So I took the past two days off from official work — I’m on vacation, right? — in order to make some real headway on my next novel. I’m now about 5% into it (as seen in the progress meter at left), and I have to say it’s been an interesting experience so far.
I’ve never written a “sequel” before, and I’m finding that it raises thorny problems. None bigger, of course, than the question of how much I can take for granted. That is, can I count on the fact that readers will read Book 1 before hitting Book 2? And even if they have read Book 1, how much can I count on them remembering?
I knew that this problem existed in a theoretical way, but until I sat down to start up this book I didn’t know it in a practical way.
My prologue to Book 1 was 3,830 words long, which is fairly massive for a prologue — though in my defense it operates in a much different way than most traditional prologues. The longest chapter in Book 1 was one of the climactic ones, at 4,924 words, and the average length was probably around 3,100 words.
The prologue to Book 2, the first draft of which I just finished? 5,399 words.

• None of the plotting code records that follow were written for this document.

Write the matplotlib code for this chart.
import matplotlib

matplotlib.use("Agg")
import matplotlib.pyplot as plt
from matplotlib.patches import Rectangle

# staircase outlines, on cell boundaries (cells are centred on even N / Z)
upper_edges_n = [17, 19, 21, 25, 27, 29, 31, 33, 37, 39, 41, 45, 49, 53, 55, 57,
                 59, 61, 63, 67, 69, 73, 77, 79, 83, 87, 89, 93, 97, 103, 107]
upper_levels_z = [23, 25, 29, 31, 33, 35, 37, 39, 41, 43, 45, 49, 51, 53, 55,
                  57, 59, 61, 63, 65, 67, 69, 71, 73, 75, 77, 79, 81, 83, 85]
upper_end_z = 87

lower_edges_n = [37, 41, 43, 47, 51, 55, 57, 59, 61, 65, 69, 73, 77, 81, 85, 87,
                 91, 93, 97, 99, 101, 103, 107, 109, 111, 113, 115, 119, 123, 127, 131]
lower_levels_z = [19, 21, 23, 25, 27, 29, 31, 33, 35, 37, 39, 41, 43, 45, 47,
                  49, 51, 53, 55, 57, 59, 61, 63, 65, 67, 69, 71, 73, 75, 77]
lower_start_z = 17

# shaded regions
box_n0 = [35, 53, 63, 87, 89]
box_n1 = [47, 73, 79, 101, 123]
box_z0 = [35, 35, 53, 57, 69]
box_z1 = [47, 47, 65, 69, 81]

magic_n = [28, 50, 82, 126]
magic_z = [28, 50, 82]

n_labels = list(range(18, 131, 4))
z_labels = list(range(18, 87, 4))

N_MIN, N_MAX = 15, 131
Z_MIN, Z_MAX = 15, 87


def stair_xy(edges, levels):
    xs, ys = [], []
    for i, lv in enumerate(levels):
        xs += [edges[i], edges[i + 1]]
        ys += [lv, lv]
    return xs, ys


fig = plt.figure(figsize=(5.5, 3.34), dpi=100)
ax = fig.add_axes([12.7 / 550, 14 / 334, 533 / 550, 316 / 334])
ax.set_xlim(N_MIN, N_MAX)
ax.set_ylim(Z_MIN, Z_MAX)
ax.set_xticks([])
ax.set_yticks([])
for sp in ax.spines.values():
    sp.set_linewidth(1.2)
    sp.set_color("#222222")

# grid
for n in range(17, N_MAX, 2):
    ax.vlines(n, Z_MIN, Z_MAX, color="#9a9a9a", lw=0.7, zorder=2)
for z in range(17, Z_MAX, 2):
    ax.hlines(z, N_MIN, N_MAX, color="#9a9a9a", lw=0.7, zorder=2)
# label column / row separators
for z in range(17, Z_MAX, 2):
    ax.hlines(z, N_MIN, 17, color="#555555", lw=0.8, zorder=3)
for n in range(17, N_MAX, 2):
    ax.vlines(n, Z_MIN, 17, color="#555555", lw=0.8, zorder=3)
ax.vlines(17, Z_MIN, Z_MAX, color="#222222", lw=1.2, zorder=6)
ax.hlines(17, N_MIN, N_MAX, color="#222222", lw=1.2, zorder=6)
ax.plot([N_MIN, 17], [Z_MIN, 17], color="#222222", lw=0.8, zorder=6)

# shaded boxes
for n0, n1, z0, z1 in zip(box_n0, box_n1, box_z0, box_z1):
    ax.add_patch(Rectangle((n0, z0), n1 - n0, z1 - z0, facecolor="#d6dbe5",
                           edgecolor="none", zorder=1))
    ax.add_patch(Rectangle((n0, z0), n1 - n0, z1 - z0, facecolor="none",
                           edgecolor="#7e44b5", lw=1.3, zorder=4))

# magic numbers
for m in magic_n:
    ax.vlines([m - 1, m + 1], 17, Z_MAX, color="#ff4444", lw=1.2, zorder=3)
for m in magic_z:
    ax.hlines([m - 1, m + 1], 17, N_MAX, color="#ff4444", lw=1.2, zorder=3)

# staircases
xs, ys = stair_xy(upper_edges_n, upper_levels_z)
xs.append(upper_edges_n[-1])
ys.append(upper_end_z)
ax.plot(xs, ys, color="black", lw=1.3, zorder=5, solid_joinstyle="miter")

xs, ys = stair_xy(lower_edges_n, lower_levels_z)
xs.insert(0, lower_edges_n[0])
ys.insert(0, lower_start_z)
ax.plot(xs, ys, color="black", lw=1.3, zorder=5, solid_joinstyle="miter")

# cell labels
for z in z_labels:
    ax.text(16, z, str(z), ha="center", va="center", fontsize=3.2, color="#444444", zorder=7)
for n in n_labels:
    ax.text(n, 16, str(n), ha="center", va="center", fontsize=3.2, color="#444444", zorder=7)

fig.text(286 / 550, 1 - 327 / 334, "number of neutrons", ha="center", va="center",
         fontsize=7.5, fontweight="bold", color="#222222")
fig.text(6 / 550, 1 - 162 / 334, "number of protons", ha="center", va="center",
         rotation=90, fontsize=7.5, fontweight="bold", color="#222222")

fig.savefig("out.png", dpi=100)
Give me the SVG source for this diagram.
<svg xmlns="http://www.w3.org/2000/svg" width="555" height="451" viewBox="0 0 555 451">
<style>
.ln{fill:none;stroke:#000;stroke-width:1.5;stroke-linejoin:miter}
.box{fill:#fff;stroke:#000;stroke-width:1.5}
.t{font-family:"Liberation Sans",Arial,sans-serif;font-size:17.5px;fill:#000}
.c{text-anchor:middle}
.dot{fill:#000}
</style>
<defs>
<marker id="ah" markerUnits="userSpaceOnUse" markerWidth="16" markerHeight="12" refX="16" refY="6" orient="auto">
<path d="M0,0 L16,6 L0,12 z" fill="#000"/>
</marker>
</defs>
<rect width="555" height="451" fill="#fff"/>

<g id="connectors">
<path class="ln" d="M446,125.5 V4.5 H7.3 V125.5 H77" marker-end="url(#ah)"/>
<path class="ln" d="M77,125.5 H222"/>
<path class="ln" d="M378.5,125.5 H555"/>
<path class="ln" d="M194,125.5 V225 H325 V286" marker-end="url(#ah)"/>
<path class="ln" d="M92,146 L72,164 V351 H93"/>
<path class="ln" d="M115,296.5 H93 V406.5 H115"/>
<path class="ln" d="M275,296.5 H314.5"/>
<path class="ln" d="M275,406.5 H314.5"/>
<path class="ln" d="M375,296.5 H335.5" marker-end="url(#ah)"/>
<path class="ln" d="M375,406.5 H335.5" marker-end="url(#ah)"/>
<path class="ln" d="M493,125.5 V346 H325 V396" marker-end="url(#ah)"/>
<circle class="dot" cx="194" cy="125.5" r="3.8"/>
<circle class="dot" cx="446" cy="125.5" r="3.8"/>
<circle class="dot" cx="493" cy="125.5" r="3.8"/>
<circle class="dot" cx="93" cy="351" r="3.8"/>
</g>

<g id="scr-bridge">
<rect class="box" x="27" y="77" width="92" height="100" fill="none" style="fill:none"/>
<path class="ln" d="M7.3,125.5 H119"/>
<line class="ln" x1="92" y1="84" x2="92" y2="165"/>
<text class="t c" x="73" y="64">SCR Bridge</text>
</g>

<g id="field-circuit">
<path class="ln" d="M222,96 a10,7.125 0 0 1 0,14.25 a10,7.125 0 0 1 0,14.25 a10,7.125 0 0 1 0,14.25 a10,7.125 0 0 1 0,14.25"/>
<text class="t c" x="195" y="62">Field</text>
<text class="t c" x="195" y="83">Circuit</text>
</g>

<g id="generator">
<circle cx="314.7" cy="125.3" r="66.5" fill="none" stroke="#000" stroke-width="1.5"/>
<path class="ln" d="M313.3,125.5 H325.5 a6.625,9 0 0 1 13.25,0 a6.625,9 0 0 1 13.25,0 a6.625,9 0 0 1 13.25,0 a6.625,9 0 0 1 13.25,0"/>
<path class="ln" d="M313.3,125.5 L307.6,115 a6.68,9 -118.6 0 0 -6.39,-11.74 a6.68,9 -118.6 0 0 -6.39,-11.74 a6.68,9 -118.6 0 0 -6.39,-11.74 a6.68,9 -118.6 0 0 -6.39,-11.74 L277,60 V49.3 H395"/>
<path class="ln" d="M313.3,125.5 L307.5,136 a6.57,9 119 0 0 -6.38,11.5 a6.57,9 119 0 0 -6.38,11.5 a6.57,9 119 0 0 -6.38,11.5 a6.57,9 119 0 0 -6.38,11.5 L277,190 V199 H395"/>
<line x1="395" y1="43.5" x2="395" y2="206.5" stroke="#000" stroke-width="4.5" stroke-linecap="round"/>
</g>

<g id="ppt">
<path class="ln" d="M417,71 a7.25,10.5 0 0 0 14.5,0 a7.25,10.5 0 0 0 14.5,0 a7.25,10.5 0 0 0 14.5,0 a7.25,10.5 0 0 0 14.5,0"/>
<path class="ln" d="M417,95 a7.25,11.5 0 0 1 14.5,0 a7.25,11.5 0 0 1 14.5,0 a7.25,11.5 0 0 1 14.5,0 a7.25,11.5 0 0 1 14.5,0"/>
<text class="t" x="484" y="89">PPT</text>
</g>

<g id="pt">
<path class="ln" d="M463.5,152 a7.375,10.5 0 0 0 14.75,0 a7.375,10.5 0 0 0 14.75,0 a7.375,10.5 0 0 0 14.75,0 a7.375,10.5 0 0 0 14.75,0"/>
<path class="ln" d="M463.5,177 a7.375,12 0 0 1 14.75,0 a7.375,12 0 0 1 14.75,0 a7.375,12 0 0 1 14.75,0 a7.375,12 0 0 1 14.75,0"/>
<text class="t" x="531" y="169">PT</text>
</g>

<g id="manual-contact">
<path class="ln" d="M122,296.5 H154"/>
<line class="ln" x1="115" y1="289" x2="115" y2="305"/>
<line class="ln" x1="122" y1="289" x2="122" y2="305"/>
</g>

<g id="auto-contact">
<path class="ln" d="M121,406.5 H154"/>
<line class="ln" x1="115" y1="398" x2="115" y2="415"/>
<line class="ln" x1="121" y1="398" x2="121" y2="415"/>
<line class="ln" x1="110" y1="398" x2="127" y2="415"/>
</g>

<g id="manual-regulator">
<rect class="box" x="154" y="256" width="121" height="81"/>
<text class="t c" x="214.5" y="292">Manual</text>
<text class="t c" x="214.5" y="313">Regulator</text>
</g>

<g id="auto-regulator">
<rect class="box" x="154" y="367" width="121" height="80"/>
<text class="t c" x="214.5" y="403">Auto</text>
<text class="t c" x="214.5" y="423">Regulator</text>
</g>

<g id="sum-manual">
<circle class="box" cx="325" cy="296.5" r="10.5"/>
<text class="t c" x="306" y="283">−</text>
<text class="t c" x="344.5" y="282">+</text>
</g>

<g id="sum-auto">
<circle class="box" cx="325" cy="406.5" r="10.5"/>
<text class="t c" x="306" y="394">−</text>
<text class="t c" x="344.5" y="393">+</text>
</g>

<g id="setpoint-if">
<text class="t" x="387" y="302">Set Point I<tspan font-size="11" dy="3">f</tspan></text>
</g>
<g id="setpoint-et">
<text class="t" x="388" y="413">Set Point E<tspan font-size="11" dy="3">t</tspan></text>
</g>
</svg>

Some of that is taken up with action and basic character development — though it’s a character that we grew to know pretty well in Book 1 — but I fear that far too much of it is giving recap of basic plot data from the first book. I’ve tried to parcel it out, tried to be subtle, but I found it much more of a problem than I thought it would be. I’m longing now to take Tolkien’s approach and just assume that the reader will slog straight through the whole series, giving no help at all to anyone joining the show part way along.
Am I over-thinking this? How much can I trust you readers? Any advice for the Tolkien approach versus the give-some-background approach?